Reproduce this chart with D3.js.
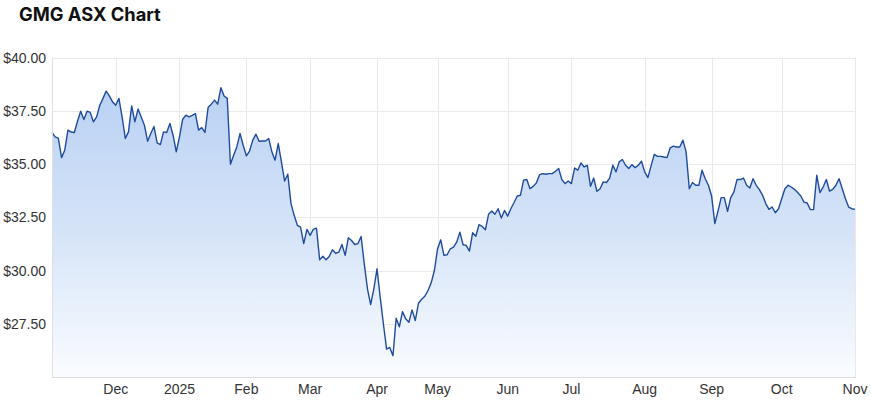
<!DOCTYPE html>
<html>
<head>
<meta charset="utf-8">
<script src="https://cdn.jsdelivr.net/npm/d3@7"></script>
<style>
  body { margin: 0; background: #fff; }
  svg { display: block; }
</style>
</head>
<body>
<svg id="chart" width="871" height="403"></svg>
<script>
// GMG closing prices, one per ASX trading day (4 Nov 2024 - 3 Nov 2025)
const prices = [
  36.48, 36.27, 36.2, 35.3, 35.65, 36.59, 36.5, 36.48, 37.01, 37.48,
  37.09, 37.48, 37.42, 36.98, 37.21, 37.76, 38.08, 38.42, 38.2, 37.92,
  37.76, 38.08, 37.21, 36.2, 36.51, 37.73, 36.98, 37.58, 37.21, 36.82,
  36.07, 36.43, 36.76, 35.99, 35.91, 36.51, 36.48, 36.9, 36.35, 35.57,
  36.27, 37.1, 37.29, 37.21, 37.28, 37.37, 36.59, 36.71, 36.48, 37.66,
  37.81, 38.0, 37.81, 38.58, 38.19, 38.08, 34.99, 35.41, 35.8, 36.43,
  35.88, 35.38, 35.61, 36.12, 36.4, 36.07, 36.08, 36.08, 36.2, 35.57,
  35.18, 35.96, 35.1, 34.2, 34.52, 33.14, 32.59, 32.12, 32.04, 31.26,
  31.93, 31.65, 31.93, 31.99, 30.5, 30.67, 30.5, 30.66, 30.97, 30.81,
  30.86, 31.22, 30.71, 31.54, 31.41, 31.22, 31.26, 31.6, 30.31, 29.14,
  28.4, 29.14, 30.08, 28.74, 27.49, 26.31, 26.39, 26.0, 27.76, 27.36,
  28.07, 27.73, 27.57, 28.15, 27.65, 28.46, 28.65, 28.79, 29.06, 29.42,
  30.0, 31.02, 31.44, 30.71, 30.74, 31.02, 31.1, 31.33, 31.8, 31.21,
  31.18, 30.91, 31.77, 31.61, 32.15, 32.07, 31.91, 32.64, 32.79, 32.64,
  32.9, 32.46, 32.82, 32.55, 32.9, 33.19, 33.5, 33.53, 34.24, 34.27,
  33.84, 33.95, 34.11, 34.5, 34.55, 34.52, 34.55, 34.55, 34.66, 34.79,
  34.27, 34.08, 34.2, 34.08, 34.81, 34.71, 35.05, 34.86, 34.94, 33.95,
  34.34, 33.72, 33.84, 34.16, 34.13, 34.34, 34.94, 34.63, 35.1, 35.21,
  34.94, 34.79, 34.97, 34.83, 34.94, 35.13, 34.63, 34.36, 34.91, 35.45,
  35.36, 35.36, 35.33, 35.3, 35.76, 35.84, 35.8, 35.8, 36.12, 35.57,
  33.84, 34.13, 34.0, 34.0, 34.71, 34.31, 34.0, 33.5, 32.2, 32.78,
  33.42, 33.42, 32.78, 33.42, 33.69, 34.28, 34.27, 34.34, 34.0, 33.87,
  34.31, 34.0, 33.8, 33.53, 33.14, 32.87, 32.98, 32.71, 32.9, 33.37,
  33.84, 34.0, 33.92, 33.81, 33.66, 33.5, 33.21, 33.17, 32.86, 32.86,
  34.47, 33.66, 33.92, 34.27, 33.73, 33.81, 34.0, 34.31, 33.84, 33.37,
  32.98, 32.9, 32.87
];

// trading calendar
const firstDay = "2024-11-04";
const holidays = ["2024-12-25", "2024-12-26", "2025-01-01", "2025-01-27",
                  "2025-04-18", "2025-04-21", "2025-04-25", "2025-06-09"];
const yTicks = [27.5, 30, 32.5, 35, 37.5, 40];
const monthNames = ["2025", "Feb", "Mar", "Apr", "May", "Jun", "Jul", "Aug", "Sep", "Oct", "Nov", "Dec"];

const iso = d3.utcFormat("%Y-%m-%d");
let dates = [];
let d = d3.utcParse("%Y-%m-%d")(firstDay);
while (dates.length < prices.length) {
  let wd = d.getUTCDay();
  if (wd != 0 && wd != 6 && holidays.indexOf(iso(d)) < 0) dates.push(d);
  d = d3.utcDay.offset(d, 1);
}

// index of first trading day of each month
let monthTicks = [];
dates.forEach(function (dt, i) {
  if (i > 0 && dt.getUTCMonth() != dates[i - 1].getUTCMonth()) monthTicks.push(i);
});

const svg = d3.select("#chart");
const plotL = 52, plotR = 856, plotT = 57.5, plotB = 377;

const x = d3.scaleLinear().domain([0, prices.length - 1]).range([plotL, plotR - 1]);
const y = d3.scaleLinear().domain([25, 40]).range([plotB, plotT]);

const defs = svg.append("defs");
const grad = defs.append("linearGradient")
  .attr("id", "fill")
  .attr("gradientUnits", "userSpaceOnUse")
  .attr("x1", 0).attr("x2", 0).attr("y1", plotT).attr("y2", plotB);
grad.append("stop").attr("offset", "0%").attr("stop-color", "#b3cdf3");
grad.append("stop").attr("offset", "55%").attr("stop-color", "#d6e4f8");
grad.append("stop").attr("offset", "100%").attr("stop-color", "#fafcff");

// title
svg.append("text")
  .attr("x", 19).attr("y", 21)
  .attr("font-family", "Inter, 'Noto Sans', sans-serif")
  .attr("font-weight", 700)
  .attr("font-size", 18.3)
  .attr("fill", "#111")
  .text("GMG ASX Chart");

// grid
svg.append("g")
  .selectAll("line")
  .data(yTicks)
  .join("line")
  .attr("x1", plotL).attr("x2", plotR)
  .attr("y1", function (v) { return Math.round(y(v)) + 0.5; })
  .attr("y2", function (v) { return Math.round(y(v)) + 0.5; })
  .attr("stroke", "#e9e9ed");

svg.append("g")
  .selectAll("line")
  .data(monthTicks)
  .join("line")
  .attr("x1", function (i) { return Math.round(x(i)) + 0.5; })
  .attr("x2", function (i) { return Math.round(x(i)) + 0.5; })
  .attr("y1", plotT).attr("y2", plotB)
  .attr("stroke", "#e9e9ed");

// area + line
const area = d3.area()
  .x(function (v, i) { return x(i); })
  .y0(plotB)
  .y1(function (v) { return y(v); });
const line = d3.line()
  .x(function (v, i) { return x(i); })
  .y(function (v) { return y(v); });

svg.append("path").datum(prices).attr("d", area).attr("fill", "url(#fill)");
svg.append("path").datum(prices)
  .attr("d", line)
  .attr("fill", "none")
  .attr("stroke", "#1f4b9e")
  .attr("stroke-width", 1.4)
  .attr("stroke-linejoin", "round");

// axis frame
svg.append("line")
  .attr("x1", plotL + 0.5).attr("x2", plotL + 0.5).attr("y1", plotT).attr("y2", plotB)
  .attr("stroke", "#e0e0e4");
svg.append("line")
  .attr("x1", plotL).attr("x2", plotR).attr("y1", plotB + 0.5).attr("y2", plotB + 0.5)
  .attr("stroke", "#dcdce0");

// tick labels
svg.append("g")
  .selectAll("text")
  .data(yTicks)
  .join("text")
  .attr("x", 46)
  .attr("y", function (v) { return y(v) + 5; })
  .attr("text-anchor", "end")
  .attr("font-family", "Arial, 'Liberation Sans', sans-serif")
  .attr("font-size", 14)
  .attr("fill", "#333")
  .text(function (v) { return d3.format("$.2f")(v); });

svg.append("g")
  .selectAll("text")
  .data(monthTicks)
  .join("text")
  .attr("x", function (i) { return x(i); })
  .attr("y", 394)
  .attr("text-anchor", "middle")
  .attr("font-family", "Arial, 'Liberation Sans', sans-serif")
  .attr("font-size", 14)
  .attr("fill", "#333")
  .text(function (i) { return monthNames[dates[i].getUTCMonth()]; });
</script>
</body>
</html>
::::::::
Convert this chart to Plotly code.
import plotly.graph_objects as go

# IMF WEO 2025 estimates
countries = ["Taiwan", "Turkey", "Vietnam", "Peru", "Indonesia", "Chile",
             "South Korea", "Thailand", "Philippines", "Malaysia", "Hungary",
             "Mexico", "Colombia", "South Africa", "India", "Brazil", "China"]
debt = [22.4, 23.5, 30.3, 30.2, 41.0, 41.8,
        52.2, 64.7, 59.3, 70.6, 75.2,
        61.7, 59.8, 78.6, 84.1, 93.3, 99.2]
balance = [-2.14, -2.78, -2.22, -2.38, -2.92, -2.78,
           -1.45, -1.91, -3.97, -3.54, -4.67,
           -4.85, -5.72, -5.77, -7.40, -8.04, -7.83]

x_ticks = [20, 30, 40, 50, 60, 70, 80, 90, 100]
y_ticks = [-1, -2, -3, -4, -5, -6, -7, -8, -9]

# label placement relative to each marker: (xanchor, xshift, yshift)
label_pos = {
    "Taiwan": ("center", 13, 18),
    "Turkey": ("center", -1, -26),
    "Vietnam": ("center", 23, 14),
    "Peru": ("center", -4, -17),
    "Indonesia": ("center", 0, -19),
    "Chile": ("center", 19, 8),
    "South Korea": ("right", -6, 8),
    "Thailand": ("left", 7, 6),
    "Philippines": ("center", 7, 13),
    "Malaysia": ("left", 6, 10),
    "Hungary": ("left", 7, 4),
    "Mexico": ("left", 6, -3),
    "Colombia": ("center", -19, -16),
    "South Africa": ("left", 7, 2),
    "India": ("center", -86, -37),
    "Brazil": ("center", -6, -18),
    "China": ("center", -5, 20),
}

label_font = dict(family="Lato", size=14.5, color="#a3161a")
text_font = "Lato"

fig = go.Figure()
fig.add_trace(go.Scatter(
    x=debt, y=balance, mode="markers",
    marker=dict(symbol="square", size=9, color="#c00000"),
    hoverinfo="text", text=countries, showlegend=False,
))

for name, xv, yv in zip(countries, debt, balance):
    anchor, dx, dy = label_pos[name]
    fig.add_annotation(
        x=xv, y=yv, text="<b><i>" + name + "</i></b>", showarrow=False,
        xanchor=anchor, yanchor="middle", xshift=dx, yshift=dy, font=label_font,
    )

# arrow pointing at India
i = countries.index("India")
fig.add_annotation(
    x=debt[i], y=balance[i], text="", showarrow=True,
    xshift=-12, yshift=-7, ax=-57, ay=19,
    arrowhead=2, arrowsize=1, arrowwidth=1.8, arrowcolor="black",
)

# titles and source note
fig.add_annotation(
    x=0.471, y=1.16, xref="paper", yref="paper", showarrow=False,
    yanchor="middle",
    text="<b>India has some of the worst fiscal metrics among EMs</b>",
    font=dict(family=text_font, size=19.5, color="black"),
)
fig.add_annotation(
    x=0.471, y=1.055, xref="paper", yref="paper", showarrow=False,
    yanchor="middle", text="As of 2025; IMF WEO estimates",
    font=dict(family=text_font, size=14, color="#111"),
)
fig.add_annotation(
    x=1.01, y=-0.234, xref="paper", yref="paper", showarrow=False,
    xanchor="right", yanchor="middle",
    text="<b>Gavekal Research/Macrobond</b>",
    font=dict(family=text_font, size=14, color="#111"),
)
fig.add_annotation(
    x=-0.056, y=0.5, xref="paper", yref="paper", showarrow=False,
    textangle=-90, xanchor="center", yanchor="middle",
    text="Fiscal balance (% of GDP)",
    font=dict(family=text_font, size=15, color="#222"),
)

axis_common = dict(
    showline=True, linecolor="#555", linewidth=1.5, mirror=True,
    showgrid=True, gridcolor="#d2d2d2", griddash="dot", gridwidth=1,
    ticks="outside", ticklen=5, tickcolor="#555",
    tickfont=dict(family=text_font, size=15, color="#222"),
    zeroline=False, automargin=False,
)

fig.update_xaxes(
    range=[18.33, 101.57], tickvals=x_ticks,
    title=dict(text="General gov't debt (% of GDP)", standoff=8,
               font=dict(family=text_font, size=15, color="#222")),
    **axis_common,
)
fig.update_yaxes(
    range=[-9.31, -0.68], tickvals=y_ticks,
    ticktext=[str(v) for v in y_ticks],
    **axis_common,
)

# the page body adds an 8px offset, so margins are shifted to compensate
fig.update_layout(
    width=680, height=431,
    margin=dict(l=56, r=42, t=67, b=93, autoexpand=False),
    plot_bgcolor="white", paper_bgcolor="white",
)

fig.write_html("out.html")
::::::::
▶ _Task description_
Extract, from the material above, each line holding the word "this".

▶ _In response_
Reproduce this chart with D3.js.
Convert this chart to Plotly code.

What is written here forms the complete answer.